Sur un parcours sinueux et sublime, l’étape fut vibrante d’électricité dans l’air, ce qui se solda toute la journée par des chutes spectaculaires, qui n’épargnèrent ni Alberto Contador (Saxo Bank), sans dommage, ni Tom Boonen (Quick Step), dès lors handicapé et contraint à une chasse improbable par l’arrière... Quant à l’équipe Radioshack, désespérément orpheline de son ex-mentor Armstrong, son leader Janez Brajkovic resta au tapis et vit ses congénères s’éloigner, inexorablement… Si l’échappée du jour (Gutierrez, Valentin, Turgot et Delaplace) semblait condamnée sitôt lancée, il fallut attendre que le peloton aborde les trente derniers kilomètres pour frémir un peu. Deux Français, Jérémy Roy (FDJ) et Thomas Voeckler (Europcar), prirent d’assaut les équipes de sprinters. En vain. Le peloton décida d’en finir massivement. Au petit jeu des successions de courbes dans un dernier kilomètre légèrement montant, celui qu’on attendait plus parvint à surgir du néant : Mark Cavendish (HTC). Orgueilleux comme un sprinteur, le coureur de l'île de Man avait été vexé, lors de la 3e étape, qu’on puisse remettre en cause ses qualités de finisseur. « Ne m'enterrez pas tout de suite!, ironisait-il. Sceptiques, regardez vous ! Il y a plus stupide que celui qui ne sait rien, c'est celui qui ne sait rien mais croit tout savoir. » N’enterrons pas les mauvais garçons : voici sa seizième victoire d’étape dans le Tour…

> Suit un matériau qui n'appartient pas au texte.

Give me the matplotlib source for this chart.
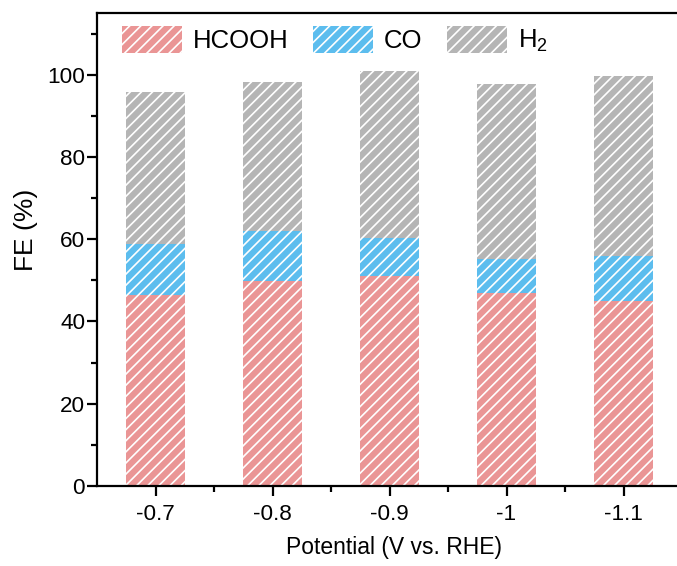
import matplotlib
matplotlib.use("Agg")
import matplotlib.pyplot as plt
import numpy as np
from matplotlib.ticker import MultipleLocator

# data
potentials = ['-0.7', '-0.8', '-0.9', '-1', '-1.1']
hcooh = [46.5, 49.9, 51.1, 46.9, 45.1]
co = [12.4, 12.0, 9.3, 8.3, 10.7]
h2 = [37.0, 36.3, 40.4, 42.5, 44.0]

series_names = ['HCOOH', 'CO', 'H$_2$']
series_colors = ['#ea9595', '#5cbdee', '#b5b5b5']

plt.rcParams['font.family'] = ['Liberation Sans', 'DejaVu Sans']
plt.rcParams['mathtext.default'] = 'regular'
plt.rcParams['hatch.color'] = 'white'
plt.rcParams['hatch.linewidth'] = 1.2


def main():
    fig = plt.figure(figsize=(6.77, 5.66), dpi=100)
    # right edge of the axes runs past the picture, like the cropped original
    ax = fig.add_axes([97 / 677, 80 / 566, 585 / 677, 473 / 566])

    x = np.arange(len(potentials))
    bottom = np.zeros(len(potentials))
    for vals, name, col in zip([hcooh, co, h2], series_names, series_colors):
        ax.bar(x, vals, width=0.5, bottom=bottom, color=col, edgecolor='white',
               linewidth=0, hatch='///', label=name)
        bottom += np.array(vals)

    ax.set_xlim(-0.5, 4.5)
    ax.set_ylim(0, 115)
    ax.set_xticks(x)
    ax.set_xticklabels(potentials)
    ax.set_yticks([0, 20, 40, 60, 80, 100])
    ax.yaxis.set_minor_locator(MultipleLocator(10))
    ax.set_xticks(x[:-1] + 0.5, minor=True)

    for s in ax.spines.values():
        s.set_linewidth(1.6)
    ax.tick_params(which='major', length=7, width=1.6, labelsize=16.2, pad=1.5)
    ax.tick_params(which='minor', length=4, width=1.6)
    ax.tick_params(axis='x', which='major', pad=6)

    ax.set_xlabel('Potential (V vs. RHE)', fontsize=16.5, labelpad=8)
    ax.xaxis.set_label_coords(0.5085, -0.105)
    ax.set_ylabel('FE (%)', fontsize=19)
    ax.yaxis.set_label_coords(-0.101, 0.542)

    ax.legend(loc='upper left', bbox_to_anchor=(0.0427, 0.973), ncol=3, frameon=False,
              fontsize=18.5, handlelength=2.33, handleheight=1.25,
              handletextpad=0.43, columnspacing=0.95, borderaxespad=0, borderpad=0)

    fig.savefig('out.png', dpi=100)


if __name__ == "__main__":
    main()
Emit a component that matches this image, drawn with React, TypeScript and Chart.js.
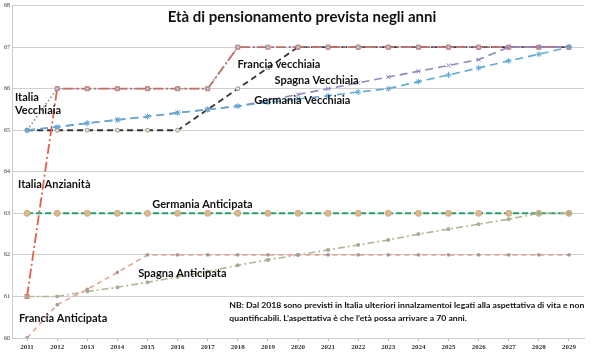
import React, { useEffect, useRef } from "react";
import { Chart, registerables } from "chart.js";

Chart.register(...registerables);

const years = ["2011","2012","2013","2014","2015","2016","2017","2018","2019","2020","2021","2022","2023","2024","2025","2026","2027","2028","2029"];

const italiaVecchiaia = [65, 66, 66, 66, 66, 66, 66, 67, 67, 67, 67, 67, 67, 67, 67, 67, 67, 67, 67];
const italiaAnzianita = [61, 66, 66, 66, 66, 66, 66, 67, 67, 67, 67, 67, 67, 67, 67, 67, 67, 67, 67];
const franciaVecchiaia = [65, 65, 65, 65, 65, 65, 65.5, 66, 66.5, 67, 67, 67, 67, 67, 67, 67, 67, 67, 67];
const spagnaVecchiaia = [65, 65.08, 65.17, 65.25, 65.33, 65.42, 65.5, 65.58, 65.72, 65.86, 66, 66.14, 66.28, 66.42, 66.56, 66.7, 67, 67, 67];
const germaniaVecchiaia = [65, 65.08, 65.17, 65.25, 65.33, 65.42, 65.5, 65.58, 65.67, 65.75, 65.83, 65.92, 66, 66.17, 66.33, 66.5, 66.67, 66.83, 67];
const germaniaAnticipata = [63, 63, 63, 63, 63, 63, 63, 63, 63, 63, 63, 63, 63, 63, 63, 63, 63, 63, 63];
const spagnaAnticipata = [61, 61, 61.12, 61.22, 61.34, 61.47, 61.6, 61.75, 61.88, 62, 62.12, 62.24, 62.36, 62.5, 62.62, 62.74, 62.86, 63, 63];
const franciaAnticipata = [60, 60.8, 61.17, 61.58, 62, 62, 62, 62, 62, 62, 62, 62, 62, 62, 62, 62, 62, 62, 62];

const titleText = "Età di pensionamento prevista negli anni";
const labelTexts = ["Italia", "Vecchiaia", "Italia Anzianità", "Francia vecchiaia", "Spagna Vecchiaia", "Germania Vecchiaia", "Germania Anticipata", "Spagna Anticipata", "Francia Anticipata"];
const labelX = [-0.4, -0.4, -0.3, 6.99, 8.22, 7.55, 4.16, 3.69, -0.27];
const labelY = [65.79, 65.48, 63.7, 66.59, 66.2, 65.72, 63.22, 61.56, 60.46];
const noteLines = [
  "NB: Dal 2018 sono previsti in Italia ulteriori innalzamentoi legati alla aspettativa di vita e non",
  "quantificabili. L\u2019aspettativa è che l\u2019età possa arrivare a 70 anni.",
];
const noteX = 6.72;
const noteY = [60.79, 60.48];

const textPlugin = {
  id: "textPlugin",
  afterDatasetsDraw(chart: any) {
    const ctx = chart.ctx;
    const xs = chart.scales.x;
    const ys = chart.scales.y;
    ctx.save();
    ctx.fillStyle = "#111";
    ctx.textBaseline = "middle";
    ctx.textAlign = "center";
    ctx.font = "bold 15px Lato";
    ctx.fillText(titleText, 302, ys.getPixelForValue(67.71));
    ctx.textAlign = "left";
    ctx.font = "bold 11px Lato";
    labelTexts.forEach((t, i) => {
      ctx.fillText(t, xs.getPixelForValue(labelX[i]), ys.getPixelForValue(labelY[i]));
    });
    ctx.font = "bold 8px Lato";
    noteLines.forEach((t, i) => {
      const w = ctx.measureText(noteLines[0]).width;
      const target = 355;
      ctx.save();
      const px = xs.getPixelForValue(noteX);
      const py = ys.getPixelForValue(noteY[i]);
      ctx.translate(px, py);
      ctx.scale(target / w, 1);
      ctx.fillText(t, 0, 0);
      ctx.restore();
    });
    ctx.restore();
  },
};

export default function App() {
  const ref = useRef<HTMLCanvasElement>(null);
  useEffect(() => {
    document.body.style.margin = "0";
    const mk = (label: string, data: number[], color: string, dash: number[], pStyle: any, pRadius: number, pFill: string, pBorder: string, width = 1.6) => ({
      label,
      data,
      borderColor: color,
      borderWidth: width,
      borderDash: dash,
      pointStyle: pStyle,
      pointRadius: pRadius,
      pointBackgroundColor: pFill,
      pointBorderColor: pBorder,
      pointBorderWidth: 1,
      fill: false,
      tension: 0,
    });
    const chart = new Chart(ref.current!, {
      type: "line",
      data: {
        labels: years,
        datasets: [
          mk("Francia Anticipata", franciaAnticipata, "#e3a596", [5, 4], "rect", 1.6, "#a09a98", "#a09a98"),
          mk("Spagna Anticipata", spagnaAnticipata, "#b2b596", [7, 3, 2, 3], "rect", 1.8, "#a7ab90", "#a7ab90"),
          mk("Germania Anticipata", germaniaAnticipata, "#22a268", [6, 3], "circle", 3, "#dcb88f", "#d3a97c", 2),
          mk("Germania Vecchiaia", germaniaVecchiaia, "#62a9d3", [8, 5], "star", 3, "#62a9d3", "#62a9d3"),
          mk("Spagna Vecchiaia", spagnaVecchiaia, "#8d88c2", [8, 5], "crossRot", 3, "#8d88c2", "#8d88c2"),
          mk("Italia Vecchiaia", italiaVecchiaia, "#7d8fae", [1.5, 2.5], "rect", 2, "#d0d0d0", "#9aa3b5"),
          mk("Italia Anzianità", italiaAnzianita, "#e4604a", [10, 3, 2, 3], "rect", 2.8, "#f3a494", "#e4604a", 1.8),
          mk("Francia vecchiaia", franciaVecchiaia, "#333333", [6, 4], "circle", 2, "#e8e2dc", "#a89888", 1.8),
        ],
      },
      options: {
        animation: false,
        responsive: false,
        maintainAspectRatio: false,
        layout: { padding: { top: 5, right: 16, left: 0, bottom: 0 } },
        plugins: { legend: { display: false }, title: { display: false }, tooltip: { enabled: false } },
        scales: {
          x: {
            offset: true,
            grid: { display: true, drawOnChartArea: false, tickLength: 3, color: "#bbb" },
            border: { color: "#ccc" },
            ticks: { font: { family: "Liberation Serif", size: 7, weight: "bold" }, color: "#333", maxRotation: 0, autoSkip: false, padding: 2 },
            afterFit: (s: any) => { s.height = 25; },
          },
          y: {
            min: 60,
            max: 68,
            ticks: { stepSize: 1, font: { family: "Liberation Serif", size: 6 }, color: "#333", padding: 2 },
            grid: { color: "#cfcfcf", drawTicks: false },
            border: { color: "#ccc" },
            afterFit: (s: any) => { s.width = 12; },
          },
        },
      },
      plugins: [textPlugin],
    } as any);
    return () => chart.destroy();
  }, []);
  return (
    <div style={{ position: "fixed", left: 0, top: 0, width: 600, height: 363, background: "#fff" }}>
      <canvas ref={ref} width={600} height={363} style={{ width: 600, height: 363 }} />
    </div>
  );
}
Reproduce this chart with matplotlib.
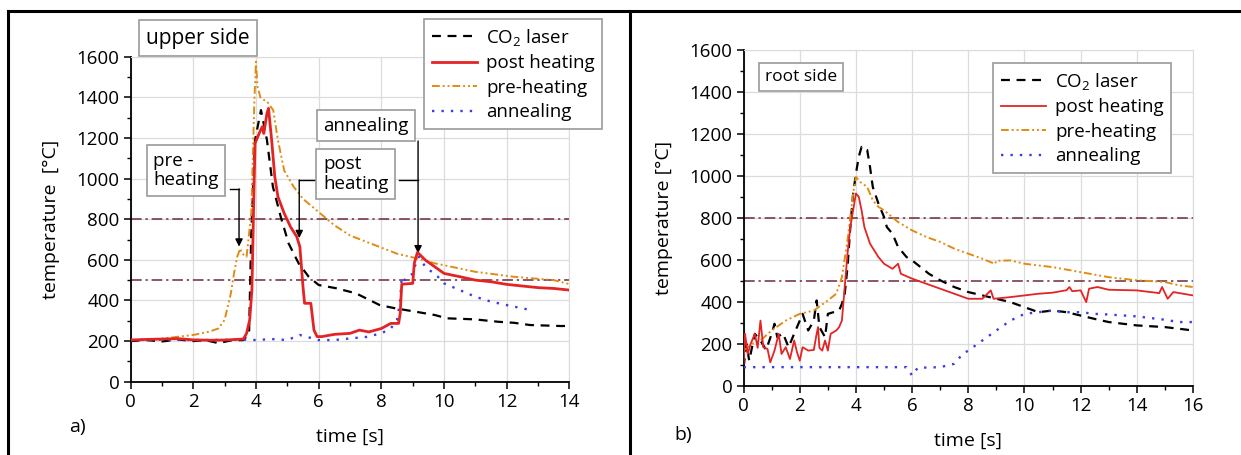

Puisque le cyclisme s’aime en mélancolie, n’hésitons pas à retourner sur nos pas. Au kilomètre 122 de l’étape, très exactement. C’est là soudain, au détour d’un virage, à la lisière d’une route ensauvagée qui dessine son horizon dans les soubresauts grisonnants de la mer au loin, que le feu de la mémoire attise les cendres des souvenirs et réduit l’épaisseur du temps. Nous sommes à Yffiniac. Et ici, allez savoir pourquoi, peut-être le fruit de notre imagination, à moins que ça ne soit le poids de l’Histoire de la Petite-Reine, nous croyons voir une France d’antan qui dessine encore les contours surannés d’un Hexagone de salle de classe. Miracle en Bretagne ? Ou mirage en pays lointain ?
Cette contrée empierrée où se forgent de sévères caractères est celle de Bernard Hinault (1). Né ici, le Blaireau a sué sang et eau toute sa jeunesse dans la côte du village, forgeant peu à peu son coup de pédale à la mesure de son tempérament (sans commentaire). Orgueilleux jusqu’à la mauvaise foi, l’ancien apprenti-ajusteur n’a rien oublié. Ni ses premiers tours de roue ; ni sa première victoire chez les cadets, à Planguenoual, à treize bornes de là, le 2 mai 1971 ; encore moins ce goût de « jadis » et ces parfums « d’hier », quand l’héroïsme des Forçats de la route se donnait à voir dans le spectacle d’un travail de souffrance, rétablissant l’homme dans la dignité de sa condition… Hier à Yffiniac, Hinault avait comme toujours pris un peu d’avance. Le peuple breton, venu en masse, y a salué le champion d’exception, honoré l’homme, partageant avec lui un moment de simplicité. Comme on feuilletterait le grand Livre. «Hinault sort des genêts et des vagues jaune acide des joncs», écrit Philippe Bordas (2). «Déboulant du bocage entre les maillots fleurdelisés. Accédant à vingt ans au Parnasse des taureaux, il reçoit la tresse païenne des dévotions. (…) Une gangue de muscles. Une pelote de haine. (…) Hinault laisse sous lui des corps sans vie.»
Hier soir, flairant les humeurs du large, le chronicoeur avait l’âme d’un débutant qui, tôt ou tard, aimerait tourner le sablier. Pour rejoindre les Illustres. Et conter les histoires fabulées. Et se les répéter. Et garder le Cap sans se soucier du lendemain.
(1) Rappelons aux plus jeunes lecteurs que Bernard Hinault, dernier vainqueur français du Tour en 1985, remporta 9 classiques majeures, 5 Tours de France, 3 Giro, 2 Vuelta, en tout 216 victoires dans sa carrière…
(2) Ceux qui n’ont pas encore lu « Forcenés » (éditions Fayard, 2008) sont coupables d’entrave à transmission de chef-d’oeuvre.